In 1790, Daniel traded his farm in Morris Co., NJ. to Capt. John Howell for lands on Green River in Ohio Co., KY. In September of that year, he moved with his family to Kentucky, but not to this land. He never took actual possession of it as it was at that time but a wilderness – the habitation of Indiana [meaning the territory was inhabited by Native Americans] – not a white family within 50 miles. He bequeathed this land to his sons, some of whom after his death went there to live…
When Daniel Tichenor moved to Kentucky, he settled in Nelson County.

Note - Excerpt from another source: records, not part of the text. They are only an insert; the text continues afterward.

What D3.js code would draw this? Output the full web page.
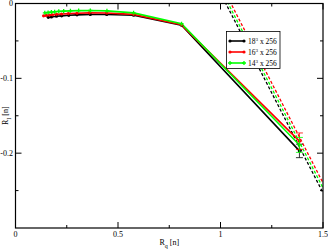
<!DOCTYPE html>
<html><head><meta charset="utf-8">
<script src="https://cdn.jsdelivr.net/npm/d3@7"></script>
<style>body{margin:0;background:#fff}svg{display:block}text{font-family:"Liberation Serif","Times New Roman",serif;fill:#000}</style>
</head><body><svg id="c" width="328" height="250"></svg>
<script>
// ---- data ----
const seriesNames = ["18", "16", "14"];
const seriesColors = ["#000000", "#ff0000", "#00ff00"];
const xBlack = [0.16, 0.175, 0.2, 0.225, 0.26, 0.3, 0.365, 0.445, 0.576, 0.81, 1.385];
const yBlack = [-0.0185, -0.018, -0.017, -0.0165, -0.0158, -0.0152, -0.0147, -0.0147, -0.0157, -0.029, -0.197];
const xRed = [0.137, 0.15, 0.165, 0.18, 0.2, 0.225, 0.258, 0.3, 0.36, 0.445, 0.576, 0.81, 1.385];
const yRed = [-0.0165, -0.016, -0.0155, -0.015, -0.0145, -0.014, -0.0135, -0.013, -0.0125, -0.0127, -0.0145, -0.0285, -0.184];
const xGreen = [0.143, 0.159, 0.175, 0.191, 0.211, 0.235, 0.268, 0.308, 0.365, 0.446, 0.576, 0.81, 1.385];
const yGreen = [-0.0125, -0.012, -0.0115, -0.011, -0.0105, -0.0102, -0.0098, -0.0095, -0.0093, -0.0098, -0.0125, -0.027, -0.189];
const errLast = [0.009, 0.011, 0.01];
// linear fits (dashed): value at x=1.0 and at x=1.5
const fitX = [1.0, 1.5];
const fitBlack = [0.0139, -0.253];
const fitRed = [0.0272, -0.2398];
const fitGreen = [0.020, -0.2465];
const xTicks = [0, 0.5, 1, 1.5];
const xTickLabels = ["0", "0.5", "1", "1.5"];
const xMinor = [0.25, 0.75, 1.25];
const yTicks = [0, -0.1, -0.2];
const yTickLabels = ["0", "-0.1", "-0.2"];
const yMinor = [-0.05, -0.15, -0.25];

// ---- layout ----
const L = 15.5, R = 323, T = 3.5, B = 228;
const svg = d3.select("#c");
const x = d3.scaleLinear().domain([0, 1.5]).range([L, R]);
const y = d3.scaleLinear().domain([-0.3, 0]).range([B, T]);

svg.append("defs").append("clipPath").attr("id", "clip")
  .append("rect").attr("x", L).attr("y", T).attr("width", R - L).attr("height", B - T);

const series = [
  {xs: xBlack, ys: yBlack, fit: fitBlack},
  {xs: xRed, ys: yRed, fit: fitRed},
  {xs: xGreen, ys: yGreen, fit: fitGreen}
];

const plot = svg.append("g").attr("clip-path", "url(#clip)");
const line = d3.line().x(d => x(d[0])).y(d => y(d[1]));

// dashed fits
series.forEach((s, i) => {
  plot.append("path").datum(fitX.map((v, k) => [v, s.fit[k]]))
    .attr("d", line).attr("fill", "none").attr("stroke", seriesColors[i])
    .attr("stroke-width", 1.3).attr("stroke-dasharray", "3,2");
});

// solid series
series.forEach((s, i) => {
  const pts = s.xs.map((v, k) => [v, s.ys[k]]);
  plot.append("path").datum(pts).attr("d", line).attr("fill", "none")
    .attr("stroke", seriesColors[i]).attr("stroke-width", 1.6);
});
// markers & error bars
series.forEach((s, i) => {
  const pts = s.xs.map((v, k) => [v, s.ys[k]]);
  const g = plot.append("g");
  if (i === 2) {
    g.selectAll("path.m").data(pts).enter().append("path")
      .attr("transform", d => `translate(${x(d[0])},${y(d[1])})`)
      .attr("d", d3.symbol(d3.symbolCross, 9)).attr("fill", seriesColors[i]);
  } else {
    g.selectAll("circle").data(pts).enter().append("circle")
      .attr("cx", d => x(d[0])).attr("cy", d => y(d[1])).attr("r", 1.6)
      .attr("fill", seriesColors[i]);
  }
  const last = pts[pts.length - 1];
  const e = errLast[i];
  const cx = x(last[0]);
  g.append("line").attr("x1", cx).attr("x2", cx).attr("y1", y(last[1] - e)).attr("y2", y(last[1] + e))
    .attr("stroke", seriesColors[i]).attr("stroke-width", 0.8);
  [last[1] - e, last[1] + e].forEach(v => {
    g.append("line").attr("x1", cx - 3.5).attr("x2", cx + 3.5).attr("y1", y(v)).attr("y2", y(v))
      .attr("stroke", seriesColors[i]).attr("stroke-width", 0.8);
  });
});

// frame
svg.append("rect").attr("x", L).attr("y", T).attr("width", R - L).attr("height", B - T)
  .attr("fill", "none").attr("stroke", "#000").attr("stroke-width", 1.2);

// ticks (inward, all sides)
const tk = svg.append("g").attr("stroke", "#000").attr("stroke-width", 1);
xTicks.forEach(v => {
  tk.append("line").attr("x1", x(v)).attr("x2", x(v)).attr("y1", B).attr("y2", B - 6);
  tk.append("line").attr("x1", x(v)).attr("x2", x(v)).attr("y1", T).attr("y2", T + 6);
});
xMinor.forEach(v => {
  tk.append("line").attr("x1", x(v)).attr("x2", x(v)).attr("y1", B).attr("y2", B - 3);
  tk.append("line").attr("x1", x(v)).attr("x2", x(v)).attr("y1", T).attr("y2", T + 3);
});
yTicks.forEach(v => {
  tk.append("line").attr("x1", L).attr("x2", L + 6).attr("y1", y(v)).attr("y2", y(v));
  tk.append("line").attr("x1", R).attr("x2", R - 6).attr("y1", y(v)).attr("y2", y(v));
});
yMinor.forEach(v => {
  tk.append("line").attr("x1", L).attr("x2", L + 3).attr("y1", y(v)).attr("y2", y(v));
  tk.append("line").attr("x1", R).attr("x2", R - 3).attr("y1", y(v)).attr("y2", y(v));
});

// tick labels
xTicks.forEach((v, i) => {
  svg.append("text").attr("x", x(v)).attr("y", 237).attr("text-anchor", "middle")
    .attr("font-size", 8).text(xTickLabels[i]);
});
yTicks.forEach((v, i) => {
  svg.append("text").attr("x", 13).attr("y", y(v)).attr("dy", "0.33em").attr("text-anchor", "end")
    .attr("font-size", 8).text(yTickLabels[i]);
});

// axis labels
const xl = svg.append("text").attr("x", (L + R) / 2).attr("y", 245).attr("text-anchor", "middle").attr("font-size", 8);
xl.append("tspan").text("R");
xl.append("tspan").attr("font-size", 6).attr("dy", 3).text("q");
xl.append("tspan").attr("dy", -3).text(" [n]");

const yl = svg.append("text").attr("transform", `translate(8,${(T + B) / 2}) rotate(-90)`)
  .attr("text-anchor", "middle").attr("font-size", 8);
yl.append("tspan").text("R");
yl.append("tspan").attr("font-size", 6).attr("dy", 3).text("I");
yl.append("tspan").attr("dy", -3).text(" [n]");

// legend
const lg = svg.append("g");
lg.append("rect").attr("x", 226.5).attr("y", 31.5).attr("width", 53.5).attr("height", 37)
  .attr("fill", "#fff").attr("stroke", "#000").attr("stroke-width", 0.8);
seriesNames.forEach((n, i) => {
  const yy = 41 + i * 11;
  lg.append("line").attr("x1", 230).attr("x2", 244).attr("y1", yy).attr("y2", yy)
    .attr("stroke", seriesColors[i]).attr("stroke-width", 1.6);
  [230, 244].forEach(xx => {
    if (i === 2) {
      lg.append("path").attr("transform", `translate(${xx},${yy})`)
        .attr("d", d3.symbol(d3.symbolCross, 9)).attr("fill", seriesColors[i]);
    } else {
      lg.append("circle").attr("cx", xx).attr("cy", yy).attr("r", 1.6).attr("fill", seriesColors[i]);
    }
  });
  const t = lg.append("text").attr("x", 248).attr("y", yy + 2.5).attr("font-size", 7.5);
  t.append("tspan").text(n);
  t.append("tspan").attr("font-size", 5).attr("dy", -3).text("3");
  t.append("tspan").attr("dy", 3).text(" x 256");
});
</script></body></html>
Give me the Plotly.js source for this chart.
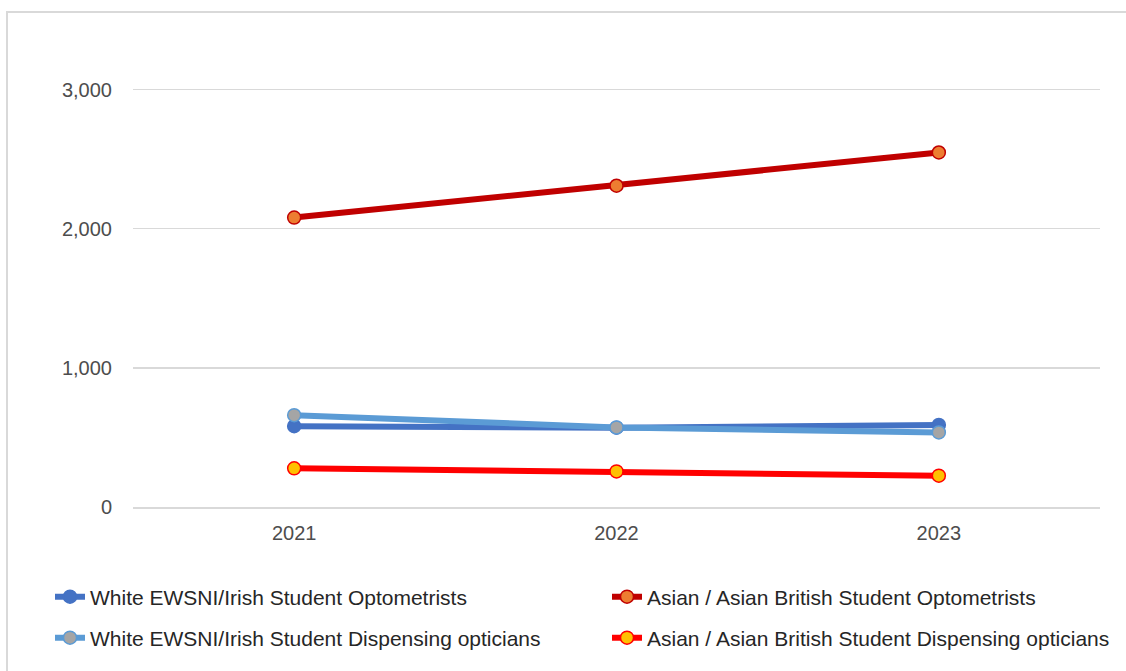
<!DOCTYPE html>
<html>
<head>
<meta charset="utf-8">
<script src="https://cdn.plot.ly/plotly-3.0.1.min.js"></script>
<style>
  html, body { margin: 0; padding: 0; overflow: hidden; background: #fff; }
  #frame { position: absolute; left: 6px; top: 11px; width: 1300px; height: 800px; border: 2px solid #d9d9d9; box-sizing: border-box; }
  #chart { position: absolute; left: 0; top: 0; width: 1126px; height: 671px; }
</style>
</head>
<body>
<div id="frame"></div>
<div id="chart"></div>
<script>
const years = ['2021', '2022', '2023'];
const whiteOptometrists = [581, 570, 590];
const asianOptometrists = [2080, 2309, 2548];
const whiteDispensing = [660, 572, 536];
const asianDispensing = [278, 256, 225];

const seriesNames = [
  'White EWSNI/Irish Student Optometrists',
  'Asian / Asian British Student Optometrists',
  'White EWSNI/Irish Student Dispensing opticians',
  'Asian / Asian British Student Dispensing opticians'
];

function trace(name, values, lineColor, fillColor, legendId) {
  return {
    type: 'scatter', mode: 'lines+markers', name: name, x: years, y: values,
    legend: legendId,
    line: { color: lineColor, width: 6 },
    marker: { size: 13, color: fillColor, line: { color: lineColor, width: 1.5 } },
    hoverinfo: 'x+y+name'
  };
}

const data = [
  trace(seriesNames[0], whiteOptometrists, '#4472C4', '#4472C4', 'legend'),
  trace(seriesNames[2], whiteDispensing, '#5B9BD5', '#A5A5A5', 'legend3'),
  trace(seriesNames[3], asianDispensing, '#FF0000', '#FFC000', 'legend4'),
  trace(seriesNames[1], asianOptometrists, '#C00000', '#ED7D31', 'legend2')
];

const W = 1126, H = 671;
function legendAt(px, py) {
  return {
    orientation: 'h', xref: 'container', yref: 'container',
    x: px / W, y: 1 - py / H, xanchor: 'left', yanchor: 'middle',
    font: { family: 'Liberation Sans, Arial, sans-serif', size: 21, color: '#262626' },
    bgcolor: 'rgba(0,0,0,0)'
  };
}

const layout = {
  width: W, height: H,
  paper_bgcolor: 'rgba(0,0,0,0)', plot_bgcolor: 'rgba(0,0,0,0)',
  margin: { l: 133, r: 26, t: 20, b: 164 },
  font: { family: 'Liberation Sans, Arial, sans-serif', color: '#4d4d4d' },
  xaxis: {
    type: 'category', range: [-0.5, 2.5], showgrid: false,
    showline: true, linecolor: '#d9d9d9', linewidth: 1.5,
    ticks: '', ticklabelstandoff: 7,
    tickfont: { size: 20, color: '#4d4d4d' }, zeroline: false
  },
  yaxis: {
    range: [0, 3500], tickvals: [0, 1000, 2000, 3000],
    ticktext: ['0', '1,000', '2,000', '3,000'],
    showgrid: true, gridcolor: '#d9d9d9', gridwidth: 1.5,
    zeroline: false, showline: false, ticks: '', ticklabelstandoff: 20,
    tickfont: { size: 20, color: '#4d4d4d' }
  },
  legend: legendAt(50, 597),
  legend2: legendAt(607, 597),
  legend3: legendAt(50, 638),
  legend4: legendAt(607, 638),
  showlegend: true
};

Plotly.newPlot('chart', data, layout, { displayModeBar: false, staticPlot: true });
</script>
</body>
</html>
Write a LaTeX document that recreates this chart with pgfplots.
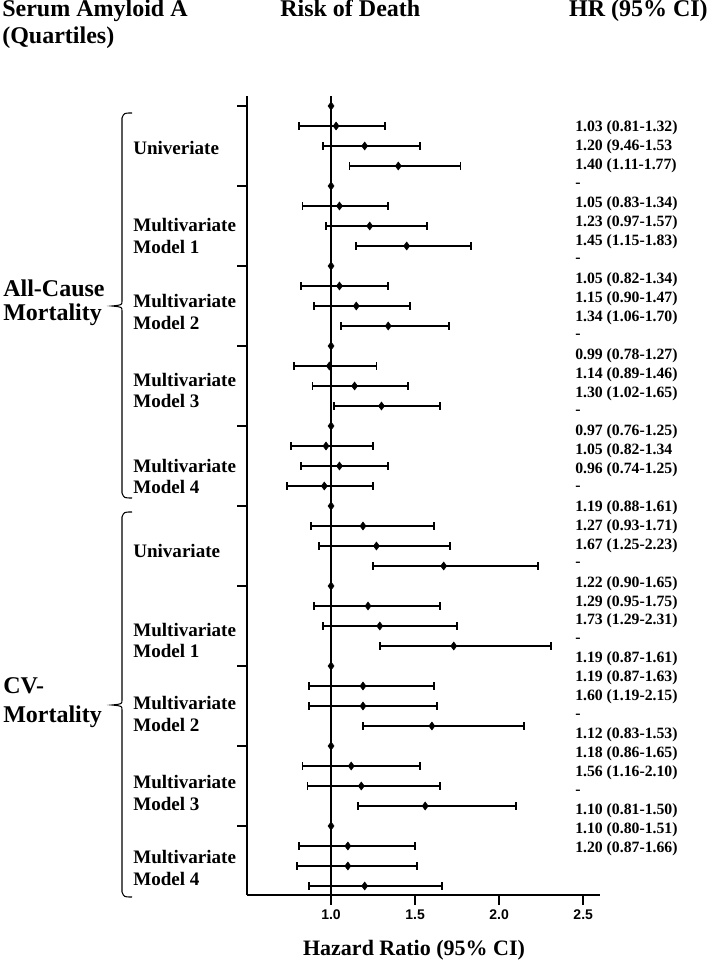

Two of his near neighbors viz: Asabel Hinman and Caleb Howell, moved with him to Kentucky and settled near him in Nelson Co.
A day having been set for their departure from N. J. to KY, the Rev. Doctor Hillyer of the Presbyterian Church at Madison (then called Battle Hill), of which church Mr. Tichenor and his wife were members, preached a sermon at the house on the occasion, to a very large assembly of friends and neighbors convened to bid farewell and to express their kind wishes and earnest prayers for a prosperous journey and safe arrival at their place of destination. A long procession followed them several miles on their journey.
They travelled in wagons to Pittsburgh, where they obtained a boat and descended the Ohio River to Limestone, (afterwards called Maysville) where they landed and proceeded in wagons to Nelson County and built cabins on Cox’s Creek, near Bardstown in that county.
In September, 1795, Mr. T bought about 100 acres of land on Plum River in Nelson County, and built a dwelling there, where he removed in 1796 and resided till his death, which occurred on the 10th of April, 1804.
For many years Mr. T had been subject to violent attacks of Asthma, which often seemed to threaten sudden death. He enjoyed comfortable health, at intervals, and always led a life of exemplary piety, temperance and industry .
He laid out a family burial ground on his farm in Nelson Co., KY, in which he, his widow, many of his children and grandchildren and neighbors were buried.
In November, 1804, several months after his death, his widow visited New Jersey and spent the winter and spring with her brothers and sisters and her three sons by her first husband. She made this trip on horseback, accompanied by her son Jonas, meeting her oldest son, Edward Condict, by previous appointment, at Wheeling VA, whence they proceeded to Morristown, NJ.
In May of the following year (1805) she returned to her home in KY, accompanied by her son Byram Condict and his family of 5 or 6 children. Three other families removed at the same time, viz: Uzal Condict, Daniel Pruden, Abraham Lindley, and Daniel Lindley. They all settled on Green River in Ohio Co., KY, at Point Pleasant.
Jared Tichenor and his brother Jonas also resided in Ohio County, with many of the connections and descendants.
Byram Condict (son of Mrs. Tichenor by her first husband, Peter Condict) established a ferry on Green River known as “Condict’s Ferry” at the “Condict Settlement.” About the year 1817 or 1818 he was drowned at his own ferry while attempting to cross the river on a stormy night. His widow, Mary Lindley survived him till the winter of 1854.
The widow of Daniel Tichenor resided on her husband’s farm during the remainder of her life, which terminated July 8th, 1826, at the age of 76. Some time previously she had a fall by which the neck of the thighbone was broken, rendering her a cripple the rest of her life. Two of her sisters had been crippled in the same manner and about the same period of life.